Before embarking on an academic journey into pure (abstract, proof-based) mathematics, I was impatient to turn anything I worked with — be it physics, embedded systems, or game engines — into an invention because I couldn’t help myself digging deeper into the fundamentals and experimenting with tweaking or breaking them. At the time, I believed mathematics is all about routine drills and memorization and didn’t know my process was inherently mathematical until I started working on creative software, such as games.
I began working on Idu, a sandbox-style simulation game about strategizing around the growth and upkeep of procedural plants with a mind on their own. To my surprise, obscure video game development and pure mathematics turned out to be incredibly alike, following in the footsteps of the invention of the toy graph theory or the fantasy of how one would work on something like AGI.
We had to create a specialized 3D game engine and a novel way of generating and interacting with continuously unique plants that calculate whether and where they should grow new branches according to photosynthesis, soil moisture, and more.
Instead of looking up specific equations, a typical day would consist of playful experimentation on paper and combing through research articles in different fields to help with intuition for our theoretical framework, which didn’t exist. We had to have the courage to break the rules, integrating several theories into a single entity embodying artificial life.
Game programming isn’t unique, though. Instead, this characterizes groups of people, often self-taught or disillusioned by linear progression in education, seeking a different outlet, motivated by curiosity and play for its own sake. They’re situated amongst modern creators of the digital Renaissance, congregating in online communities to learn how to synthesize patches of disorganized knowledge into computer games, esoteric programming languages, musical instruments, etc.
At one point, they’re engaging in discussions on the notion of equivalence and the nature of mathematical objects, all without consciously realizing it’s mathematics. Eventually, they get stuck in knots of logical roadblocks, such as how to implement this or that type or verify the correctness of something. Yet the recipes for untangling lie in the fields at the intersection of abstract mathematics and the foundations of mathematics — the thread weaving domain-spanning networks together.
In that world, mathematical objects are contextual.
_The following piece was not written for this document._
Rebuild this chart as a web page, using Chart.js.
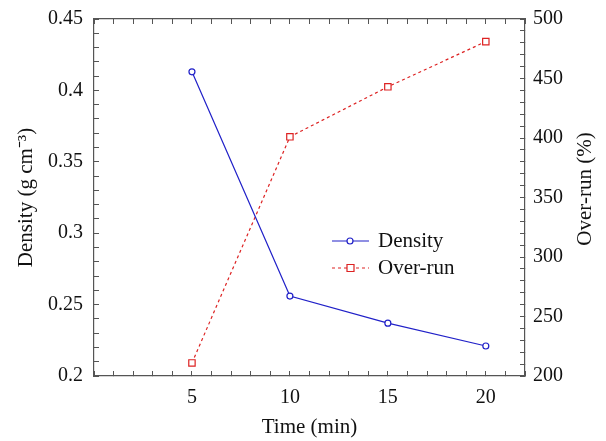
<!DOCTYPE html>
<html>
<head>
<meta charset="utf-8">
<script src="https://cdn.jsdelivr.net/npm/chart.js@4"></script>
<style>
  html, body { margin: 0; padding: 0; background: #fff; }
  #wrap { width: 606px; height: 441px; }
</style>
</head>
<body>
<div id="wrap"><canvas id="chart" width="606" height="441"></canvas></div>
<script>
// Data
const times = [5, 10, 15, 20];
const density = [0.413, 0.256, 0.237, 0.221];
const overRun = [211, 401, 443, 481];

const blue = '#2020c8';
const red = '#dd2222';
const axisColor = '#555';
const serif = "'Liberation Serif', 'Times New Roman', serif";

// Legend inside the plot + right title reading bottom-to-top
const extras = {
  id: 'extras',
  afterDraw(chart) {
    const { ctx, chartArea } = chart;
    ctx.save();
    ctx.font = '21px ' + serif;
    ctx.fillStyle = '#111';
    ctx.textBaseline = 'middle';

    const lx = chartArea.left + 238;
    const rows = [
      { y: chartArea.top + 222, label: 'Density', color: blue, dash: [], shape: 'circle' },
      { y: chartArea.top + 249, label: 'Over-run', color: red, dash: [3, 3], shape: 'rect' }
    ];
    rows.forEach(r => {
      ctx.strokeStyle = r.color;
      ctx.lineWidth = 1.2;
      ctx.setLineDash(r.dash);
      ctx.beginPath();
      ctx.moveTo(lx, r.y);
      ctx.lineTo(lx + 37, r.y);
      ctx.stroke();
      ctx.setLineDash([]);
      ctx.fillStyle = '#fff';
      ctx.beginPath();
      if (r.shape === 'circle') ctx.arc(lx + 18, r.y, 3, 0, Math.PI * 2);
      else ctx.rect(lx + 15, r.y - 3.5, 7, 7);
      ctx.fill();
      ctx.stroke();
      ctx.fillStyle = '#111';
      ctx.textAlign = 'left';
      ctx.fillText(r.label, lx + 46, r.y);
    });

    ctx.translate(585, 189);
    ctx.rotate(-Math.PI / 2);
    ctx.textAlign = 'center';
    ctx.fillText('Over-run (%)', 0, 0);
    ctx.restore();
  }
};

const edgeGrid = {
  drawOnChartArea: false,
  drawTicks: true,
  tickLength: -5,
  color: axisColor,
  lineWidth: 1
};
const edgeBorder = { color: axisColor, width: 1.2 };
const tickFont = { family: serif, size: 20 };

// fixed box sizes so the plot area lands where the figure has it
const fixW = w => s => { s.width = w; s.paddingTop = 0; s.paddingBottom = 0; };
const fixH = h => s => { s.height = h; s.paddingLeft = 0; s.paddingRight = 0; };

new Chart(document.getElementById('chart'), {
  type: 'line',
  data: {
    datasets: [
      {
        label: 'Density',
        data: times.map((t, i) => ({ x: t, y: density[i] })),
        yAxisID: 'y',
        borderColor: blue,
        borderWidth: 1.2,
        pointStyle: 'circle',
        pointRadius: 3,
        pointBorderWidth: 1.2,
        pointBackgroundColor: '#fff',
        pointBorderColor: blue,
        tension: 0
      },
      {
        label: 'Over-run',
        data: times.map((t, i) => ({ x: t, y: overRun[i] })),
        yAxisID: 'y2',
        borderColor: red,
        borderWidth: 1.2,
        borderDash: [3, 3],
        pointStyle: 'rect',
        pointRadius: 4.5,
        pointBorderWidth: 1.2,
        pointBackgroundColor: '#fff',
        pointBorderColor: red,
        tension: 0
      }
    ]
  },
  options: {
    responsive: false,
    animation: false,
    layout: { padding: 0 },
    plugins: {
      legend: { display: false },
      tooltip: { enabled: false }
    },
    scales: {
      x: {
        type: 'linear',
        position: 'bottom',
        min: 0,
        max: 22,
        grid: edgeGrid,
        border: edgeBorder,
        ticks: {
          stepSize: 1,
          autoSkip: false,
          maxRotation: 0,
          padding: 15,
          color: '#111',
          font: tickFont,
          callback: v => (v > 0 && v % 5 === 0 ? String(v) : '')
        },
        title: {
          display: true,
          text: 'Time (min)',
          color: '#111',
          font: { family: serif, size: 21 },
          padding: { top: 0, bottom: 1 }
        },
        afterFit: fixH(65)
      },
      xTop: {
        type: 'linear',
        position: 'top',
        min: 0,
        max: 22,
        grid: edgeGrid,
        border: edgeBorder,
        ticks: { stepSize: 1, autoSkip: false, display: false },
        afterFit: fixH(19)
      },
      y: {
        type: 'linear',
        position: 'left',
        min: 0.2,
        max: 0.45,
        grid: edgeGrid,
        border: edgeBorder,
        ticks: {
          stepSize: 0.01,
          autoSkip: false,
          padding: 16,
          color: '#111',
          font: tickFont,
          callback: v => {
            const c = Math.round(v * 100);
            return c % 5 === 0 ? String(c / 100) : '';
          }
        },
        title: {
          display: true,
          text: 'Density (g cm⁻³)',
          color: '#111',
          font: { family: serif, size: 21 },
          padding: { top: 14, bottom: 0 }
        },
        afterFit: fixW(94)
      },
      y2: {
        type: 'linear',
        position: 'right',
        min: 200,
        max: 500,
        grid: edgeGrid,
        border: edgeBorder,
        ticks: {
          stepSize: 10,
          autoSkip: false,
          padding: 13,
          color: '#111',
          font: tickFont,
          callback: v => (Math.round(v) % 50 === 0 ? String(Math.round(v)) : '')
        },
        afterFit: fixW(81)
      }
    }
  },
  plugins: [extras]
});
</script>
</body>
</html>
Forget about numbers, sets, and functions between them, and familiar geometric figures underlying the typical flavor of mathematics. The associations and webs intertwining placeholder objects take center stage, with their properties arising from the patchwork. The work of a mathematician is similar to that of a game designer, then, and the software engineers participate in the games with rules laid out to them.
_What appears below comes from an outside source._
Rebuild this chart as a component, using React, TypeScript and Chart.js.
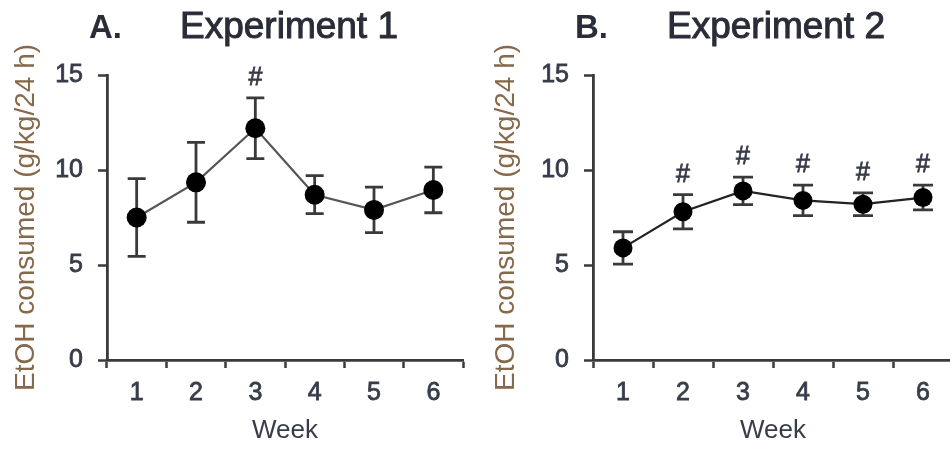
import React, { useEffect, useRef } from "react";
import { Chart, registerables } from "chart.js";

Chart.register(...registerables);

// ---- data ----
const weeks = ["1", "2", "3", "4", "5", "6"];
const exp1Mean = [7.5, 9.35, 12.2, 8.7, 7.9, 8.95];
const exp1Err = [2.05, 2.1, 1.6, 1.0, 1.2, 1.2];
const exp1Sig = [false, false, true, false, false, false];
const exp2Mean = [5.9, 7.8, 8.9, 8.4, 8.2, 8.55];
const exp2Err = [0.85, 0.9, 0.72, 0.8, 0.6, 0.65];
const exp2Sig = [false, true, true, true, true, true];
const yTickValues = [0, 5, 10, 15];
const yAxisTitle = "EtOH consumed (g/kg/24 h)";
const xAxisTitle = "Week";

const FONT = "'Liberation Sans', Arial, sans-serif";
const AXIS = "#3a3a3a";
const TEXT = "#383b4a";
const YTITLE = "#86684a";

type PanelCfg = {
  letter: string;
  title: string;
  means: number[];
  errs: number[];
  sig: boolean[];
  yWidth: number;
  padRight: number;
  yTitlePad: number;
  letterX: number;
  titleX: number;
  lineColor: string;
  radius: number;
  capHalf: number;
};

function makePlugin(cfg: PanelCfg) {
  return {
    id: "panelDecor" + cfg.letter,
    beforeDatasetsDraw(chart: any) {
      const ctx = chart.ctx;
      const xs = chart.scales.x;
      const ys = chart.scales.y;
      ctx.save();
      ctx.strokeStyle = AXIS;
      ctx.lineWidth = 2.8;
      cfg.means.forEach((m, i) => {
        const x = xs.getPixelForValue(i);
        const yt = ys.getPixelForValue(m + cfg.errs[i]);
        const yb = ys.getPixelForValue(m - cfg.errs[i]);
        ctx.beginPath();
        ctx.moveTo(x, yt);
        ctx.lineTo(x, yb);
        ctx.moveTo(x - cfg.capHalf, yt);
        ctx.lineTo(x + cfg.capHalf, yt);
        ctx.moveTo(x - cfg.capHalf, yb);
        ctx.lineTo(x + cfg.capHalf, yb);
        ctx.stroke();
      });
      ctx.restore();
    },
    afterDraw(chart: any) {
      const ctx = chart.ctx;
      const xs = chart.scales.x;
      const ys = chart.scales.y;
      ctx.save();
      // significance marks
      ctx.fillStyle = TEXT;
      ctx.strokeStyle = TEXT;
      ctx.lineWidth = 0.8;
      ctx.font = `25px ${FONT}`;
      ctx.textAlign = "center";
      ctx.textBaseline = "middle";
      cfg.sig.forEach((s, i) => {
        if (!s) return;
        const x = xs.getPixelForValue(i);
        const yt = ys.getPixelForValue(cfg.means[i] + cfg.errs[i]);
        ctx.fillText("#", x, yt - 20);
        ctx.strokeText("#", x, yt - 20);
      });
      // panel titles
      ctx.textAlign = "left";
      ctx.textBaseline = "alphabetic";
      ctx.fillStyle = "#2a2d38";
      ctx.strokeStyle = "#2a2d38";
      ctx.font = `bold 33px ${FONT}`;
      ctx.fillText(cfg.letter, cfg.letterX, 38);
      ctx.font = `37px ${FONT}`;
      ctx.lineWidth = 1;
      ctx.fillText(cfg.title, cfg.titleX, 38);
      ctx.strokeText(cfg.title, cfg.titleX, 38);
      ctx.restore();
    },
  };
}

function buildChart(canvas: HTMLCanvasElement, cfg: PanelCfg) {
  return new Chart(canvas, {
    type: "line",
    data: {
      labels: weeks,
      datasets: [
        {
          data: cfg.means,
          borderColor: cfg.lineColor,
          borderWidth: 2.2,
          pointRadius: cfg.radius,
          pointBackgroundColor: "#000",
          pointBorderColor: "#000",
          pointBorderWidth: 0,
          fill: false,
          tension: 0,
        },
      ],
    },
    options: {
      responsive: false,
      animation: false,
      events: [],
      layout: { padding: { top: 75, right: cfg.padRight, bottom: 0, left: 0 } },
      plugins: {
        legend: { display: false },
        tooltip: { enabled: false },
        title: { display: false },
      },
      scales: {
        x: {
          type: "category",
          offset: true,
          grid: {
            offset: true,
            drawOnChartArea: false,
            drawTicks: true,
            tickLength: 8,
            tickColor: AXIS,
            tickWidth: 2.5,
          },
          border: { display: true, color: AXIS, width: 2.8 },
          ticks: {
            color: TEXT,
            font: { family: FONT, size: 25 },
            textStrokeColor: TEXT,
            textStrokeWidth: 0.8,
            padding: 10,
            maxRotation: 0,
          },
          title: {
            display: true,
            text: xAxisTitle,
            color: TEXT,
            font: { family: FONT, size: 26 },
            padding: { top: 0, bottom: 7 },
          },
          afterFit: (s: any) => {
            s.height = 93;
          },
        },
        y: {
          min: 0,
          max: 15,
          afterBuildTicks: (s: any) => {
            s.ticks = yTickValues.map((v) => ({ value: v }));
          },
          grid: {
            drawOnChartArea: false,
            drawTicks: true,
            tickLength: 9,
            tickColor: AXIS,
            tickWidth: 2.5,
          },
          border: { display: true, color: AXIS, width: 2.8 },
          ticks: {
            color: TEXT,
            font: { family: FONT, size: 25 },
            textStrokeColor: TEXT,
            textStrokeWidth: 0.8,
            padding: 15,
          },
          title: {
            display: true,
            text: yAxisTitle,
            color: YTITLE,
            font: { family: FONT, size: 28 },
            padding: { top: cfg.yTitlePad, bottom: 0 },
          },
          afterFit: (s: any) => {
            s.width = cfg.yWidth;
          },
        },
      },
    },
    plugins: [makePlugin(cfg)],
  } as any);
}

const panelA: PanelCfg = {
  letter: "A.",
  title: "Experiment 1",
  means: exp1Mean,
  errs: exp1Err,
  sig: exp1Sig,
  yWidth: 107,
  padRight: 12,
  yTitlePad: 9,
  letterX: 89,
  titleX: 180,
  lineColor: "#555",
  radius: 10,
  capHalf: 9,
};

const panelB: PanelCfg = {
  letter: "B.",
  title: "Experiment 2",
  means: exp2Mean,
  errs: exp2Err,
  sig: exp2Sig,
  yWidth: 118,
  padRight: 62,
  yTitlePad: 14,
  letterX: 100,
  titleX: 192,
  lineColor: "#222",
  radius: 9.5,
  capHalf: 10,
};

export default function App() {
  const refA = useRef<HTMLCanvasElement>(null);
  const refB = useRef<HTMLCanvasElement>(null);

  useEffect(() => {
    const a = buildChart(refA.current!, panelA);
    const b = buildChart(refB.current!, panelB);
    return () => {
      a.destroy();
      b.destroy();
    };
  }, []);

  return (
    <div
      style={{
        position: "fixed",
        left: 0,
        top: 0,
        width: 950,
        height: 453,
        overflow: "hidden",
        background: "#fff",
      }}
    >
      <canvas
        ref={refA}
        width={475}
        height={453}
        style={{ position: "absolute", left: 0, top: 0 }}
      />
      <canvas
        ref={refB}
        width={540}
        height={453}
        style={{ position: "absolute", left: 475, top: 0 }}
      />
    </div>
  );
}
If you want to make the rules, then a mathematician’s intuition is the missing piece of the puzzle.
Software paradigms are lacking, but inventing new ones misses the mark
When mathematicians conjure ideas about the behavior of different structures, fundamentally, it’s a process of creating new logical universes, spanning all possibilities with the constellations within. Broadly, when a general theory is true for all instances of something, the application for a specific case can be extracted from it; but proving the validity of a theory based on a particular object wouldn’t work.
The process is backward compared to software design at large, where it’s tailored to the problem, and a software theory for the general solutions of all problems of this type wouldn’t be reasonable. Instead, the software can be a specific instance of a mathematical theory, like a different operating system running on the same hardware.
A few detours from the concrete to the inspirational will give us a clue about how conceptualizing software in terms of a mathematical theory changes our approaches.
The first stop on the way reveals how software is multi-dimensional, and mathematicians are ready to prove it. A dimension may not be the familiar, spatial kind but a notion for concurrency. We could say that software with four parallel processes is four-dimensional, analyzing its structure in some four-dimensional mathematical theory. Like spatial dimensions (in a three-dimensional space, we may have points on both the x, y, and z-axes simultaneously), we have multiple software processes occurring at the same time.
One way to analyze or even create software would be to view the “skeleton” of associations in the program. The resulting structure could be visualized as a graph where the connections are malleable, replacing several pathways with one via composition. Think of it as the ability to put letters side-by-side, resulting in words.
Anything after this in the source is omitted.